Tak lama berselang, Abu Hurairah pun pergi, menghadap
Allah, meninggalkan alam yang fana ini. (Ibn Rajab, Jami` al-`Ulum wa
al-Hikam).
Abu Hurairah memang istimewa. Ia bersama Nabi SAW hampir
sepanjang hayatnya. Karena tidak terlalu sibuk berbisnis, ia banyak belajar dan
menimba ilmu dari Nabi, melebihi sahabat lainnya. Tak heran bila ia tergolong
sahabat Nabi yang paling banyak meriwayatkan hadis.
Tentu, tak ada keberuntungan melebihi orang yang memperoleh
petunjuk Tuhan atau pencerahan hati (insyirah al-shadr). Diakui, tak seorang
pun mengetahui, siapa yang telah mendapat pencerahan itu. Dalam hadis sahih,
Nabi SAW hanya menyebut tiga hal sebagai indikatornya.
Pertama, menjauhkan diri dari tipu daya dunia (al-jafi fi
dar al-ghurur). Orang mukmin tidak boleh silau memandang dunia. Dunia, seperti
di katakan Ghazali, hanyalah kendaraan. Jangan sampai karena indahnya aksesori
kendaraan, tujuan perjalanan (akhirat) menjadi terlupakan.
Kedua, memiliki orientasi ketuhanan (al-inabah ila dar
al-khulud). Karena tertipu daya tarik dunia, banyak orang mengalami
disorientasi, yaitu gangguan kejiwaan lantaran mempertuhankan harta dan takhta.
Akibatnya, tak sedikit dari mereka kehilangan keseimbangan (disharmoni), bahkan
kehilangan harapan (hopeless).
Ketiga, memperbanyak bekal sebelum kematian tiba
(al-isti`dad qabl al-ma`ad). Bekal itu tak lain adalah iman dan amal saleh.

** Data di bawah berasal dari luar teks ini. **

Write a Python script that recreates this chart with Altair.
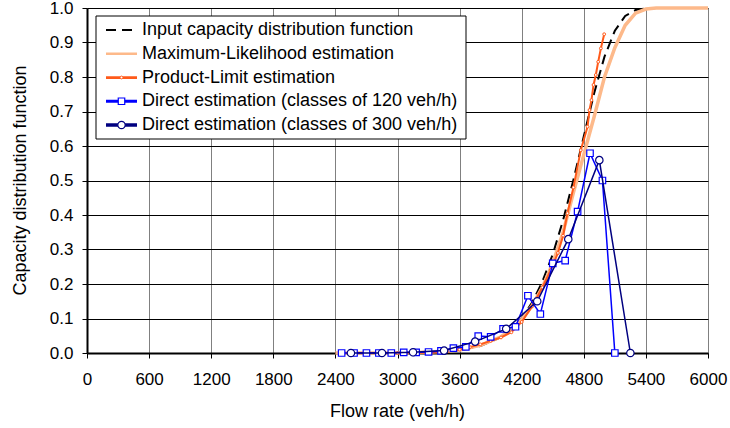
import altair as alt
import pandas as pd

# ---------------- data ----------------
series_names = [
    "Input capacity distribution function",
    "Maximum-Likelihood estimation",
    "Product-Limit estimation",
    "Direct estimation (classes of 120 veh/h)",
    "Direct estimation (classes of 300 veh/h)",
]
series_colors = ["#000000", "#FDB98A", "#FF5A1A", "#0000FF", "#000080"]

x_ticks = [0, 600, 1200, 1800, 2400, 3000, 3600, 4200, 4800, 5400, 6000]
y_ticks = [0.0, 0.1, 0.2, 0.3, 0.4, 0.5, 0.6, 0.7, 0.8, 0.9, 1.0]

input_x = [2400, 3000, 3200, 3400, 3600, 3800, 4000, 4100, 4200, 4300, 4400, 4500,
           4600, 4700, 4800, 4900, 5000, 5100, 5200, 5300, 5400, 5500, 6000]
input_y = [0.0, 0.0003, 0.001, 0.003, 0.008, 0.020, 0.046, 0.069, 0.101, 0.146, 0.207, 0.286,
           0.385, 0.502, 0.628, 0.753, 0.859, 0.934, 0.977, 0.994, 0.999, 1.0, 1.0]

ml_x = [2400, 2800, 3000, 3200, 3400, 3600, 3800, 4000, 4100, 4200, 4300, 4400, 4500,
        4600, 4700, 4800, 4900, 5000, 5100, 5200, 5300, 5400, 5500, 5600, 6000]
ml_y = [0.0, 0.0002, 0.0006, 0.0015, 0.004, 0.009, 0.022, 0.047, 0.068, 0.097, 0.137, 0.19, 0.26,
        0.35, 0.465, 0.575, 0.685, 0.80, 0.885, 0.95, 0.985, 0.997, 1.0, 1.0, 1.0]

pl_x = [2460, 2700, 3000, 3300, 3400, 3500, 3600, 3700, 3800, 3900, 4000, 4100, 4150, 4200,
        4300, 4400, 4480, 4550, 4600, 4642, 4700, 4771, 4836, 4855, 4874, 4894, 4916, 4939,
        4965, 4997]
pl_y = [0.0, 0.0, 0.0, 0.001, 0.002, 0.006, 0.010, 0.017, 0.025, 0.035, 0.045, 0.060, 0.075, 0.090,
        0.135, 0.190, 0.240, 0.290, 0.340, 0.405, 0.480, 0.588, 0.656, 0.704, 0.733, 0.777, 0.806,
        0.844, 0.883, 0.924]

d120_x = [2460, 2580, 2700, 2820, 2940, 3060, 3180, 3300, 3420, 3540, 3660, 3780, 3900, 4020,
          4140, 4260, 4380, 4500, 4620, 4740, 4860, 4980, 5100]
d120_y = [0.0, 0.0, 0.0, 0.0, 0.0, 0.002, 0.002, 0.003, 0.006, 0.014, 0.018, 0.049, 0.047, 0.070,
          0.076, 0.166, 0.113, 0.260, 0.268, 0.410, 0.579, 0.500, 0.0]

d300_x = [2550, 2850, 3150, 3450, 3750, 4050, 4350, 4650, 4950, 5250]
d300_y = [0.0, 0.0, 0.002, 0.007, 0.033, 0.070, 0.150, 0.330, 0.559, 0.0]

# ---------------- tables ----------------
df_in = pd.DataFrame({"x": input_x, "y": input_y})
df_ml = pd.DataFrame({"x": ml_x, "y": ml_y})
df_pl = pd.DataFrame({"x": pl_x, "y": pl_y})
df_120 = pd.DataFrame({"x": d120_x, "y": d120_y})
df_300 = pd.DataFrame({"x": d300_x, "y": d300_y})
df_leg = pd.DataFrame({"series": series_names})

FONT = "Liberation Sans"

X = alt.X(
    "x:Q",
    scale=alt.Scale(domain=[0, 6000], nice=False),
    axis=alt.Axis(
        values=x_ticks, title="Flow rate (veh/h)", format="d",
        labelFontSize=17, labelColor="#000", labelPadding=13, labelFlush=False,
        tickSize=5, tickColor="#000", tickWidth=1,
        domainColor="#000", domainWidth=2,
        grid=True, gridColor="#808080", gridWidth=1,
        titleFontSize=18, titleFontWeight="normal", titleColor="#000",
        titleX=310, titleY=58, titleAlign="center", titleBaseline="middle",
    ),
)
Y = alt.Y(
    "y:Q",
    scale=alt.Scale(domain=[0, 1], nice=False),
    axis=alt.Axis(
        values=y_ticks, format=".1f", title="Capacity distribution function",
        labelFontSize=17, labelColor="#000", labelPadding=9,
        tickSize=5, tickColor="#000", tickWidth=1,
        domainColor="#000", domainWidth=2,
        grid=True, gridColor="#000000", gridWidth=1,
        titleFontSize=18, titleFontWeight="normal", titleColor="#000",
        titleX=-67, titleY=172, titleAngle=-90, titleAlign="center", titleBaseline="middle",
    ),
)

l_in = alt.Chart(df_in).mark_line(color=series_colors[0], strokeWidth=2, strokeDash=[10, 6]).encode(x=X, y=Y)
l_ml = alt.Chart(df_ml).mark_line(color=series_colors[1], strokeWidth=3.5).encode(x=X, y=Y)
l_pl = alt.Chart(df_pl).mark_line(color=series_colors[2], strokeWidth=2).encode(x=X, y=Y)
p_pl = alt.Chart(df_pl).mark_point(shape="circle", filled=True, fill="white", stroke=series_colors[2],
                                   strokeWidth=1, size=8, opacity=1).encode(x=X, y=Y)
l_120 = alt.Chart(df_120).mark_line(color=series_colors[3], strokeWidth=1.5).encode(x=X, y=Y)
p_120 = alt.Chart(df_120).mark_point(shape="square", filled=True, fill="white", stroke=series_colors[3],
                                     strokeWidth=1.2, size=42, opacity=1).encode(x=X, y=Y)
l_300 = alt.Chart(df_300).mark_line(color=series_colors[4], strokeWidth=1.5).encode(x=X, y=Y)
p_300 = alt.Chart(df_300).mark_point(shape="circle", filled=True, fill="white", stroke=series_colors[4],
                                     strokeWidth=1.2, size=55, opacity=1).encode(x=X, y=Y)

main = alt.layer(l_in, l_ml, l_pl, p_pl, l_120, p_120, l_300, p_300)

# ---------------- legend (positions relative to the plot area) ----------------
LY = alt.Y("series:N", scale=alt.Scale(type="point", domain=series_names, range=[22, 117], padding=0),
           axis=None)
LC = alt.Color("series:N", scale=alt.Scale(domain=series_names, range=series_colors), legend=None)

box = alt.Chart(df_leg.head(1)).mark_rect(fill="white", stroke="#000", strokeWidth=1).encode(
    x=alt.value(9), x2=alt.value(379), y=alt.value(8), y2=alt.value(131))

leg_rule = alt.Chart(df_leg).mark_rule().encode(
    x=alt.value(19), x2=alt.value(50), y=LY, color=LC,
    strokeDash=alt.StrokeDash("series:N", scale=alt.Scale(domain=series_names,
                              range=[[10, 6], [1, 0], [1, 0], [1, 0], [1, 0]]), legend=None),
    strokeWidth=alt.StrokeWidth("series:N", scale=alt.Scale(domain=series_names,
                                range=[2, 3.5, 2, 1.5, 1.5]), legend=None),
)
leg_pl = alt.Chart(df_leg).transform_filter(alt.datum.series == series_names[2]).mark_point(
    shape="circle", filled=True, fill="white", stroke=series_colors[2], strokeWidth=1, size=8, opacity=1
).encode(x=alt.value(34.5), y=LY)
leg_120 = alt.Chart(df_leg).transform_filter(alt.datum.series == series_names[3]).mark_point(
    shape="square", filled=True, fill="white", stroke=series_colors[3], strokeWidth=1.2, size=42, opacity=1
).encode(x=alt.value(34.5), y=LY)
leg_300 = alt.Chart(df_leg).transform_filter(alt.datum.series == series_names[4]).mark_point(
    shape="circle", filled=True, fill="white", stroke=series_colors[4], strokeWidth=1.2, size=55, opacity=1
).encode(x=alt.value(34.5), y=LY)
leg_text = alt.Chart(df_leg).mark_text(align="left", baseline="middle", fontSize=18, color="#000",
                                       font=FONT).encode(
    x=alt.value(55), y=LY, text="series:N")

legend = alt.layer(box, leg_rule, leg_pl, leg_120, leg_300, leg_text)

chart = alt.layer(main, legend).resolve_scale(
    x="independent", y="independent"
).properties(
    width=621, height=345,
    autosize=alt.AutoSizeParams(type="none"),
    padding={"left": 87, "top": 8, "right": 22, "bottom": 75},
).configure(font=FONT, background="white").configure_view(strokeWidth=0)

chart.save("out.html", embed_options={"renderer": "svg", "actions": False})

Inilah bekal paling baik dalam perjalanan ini (QS al- Baqarah [2]: 197).
Perjalanan manusia di dunia sangat pendek, seperti musafir yang istirahat
(ngiyup) sebentar di bawah pohon karena kelelahan untuk selanjutnya meneruskan
perjalanan.
Apa yang harus dilakukan dalam kesempatan yang pendek ini?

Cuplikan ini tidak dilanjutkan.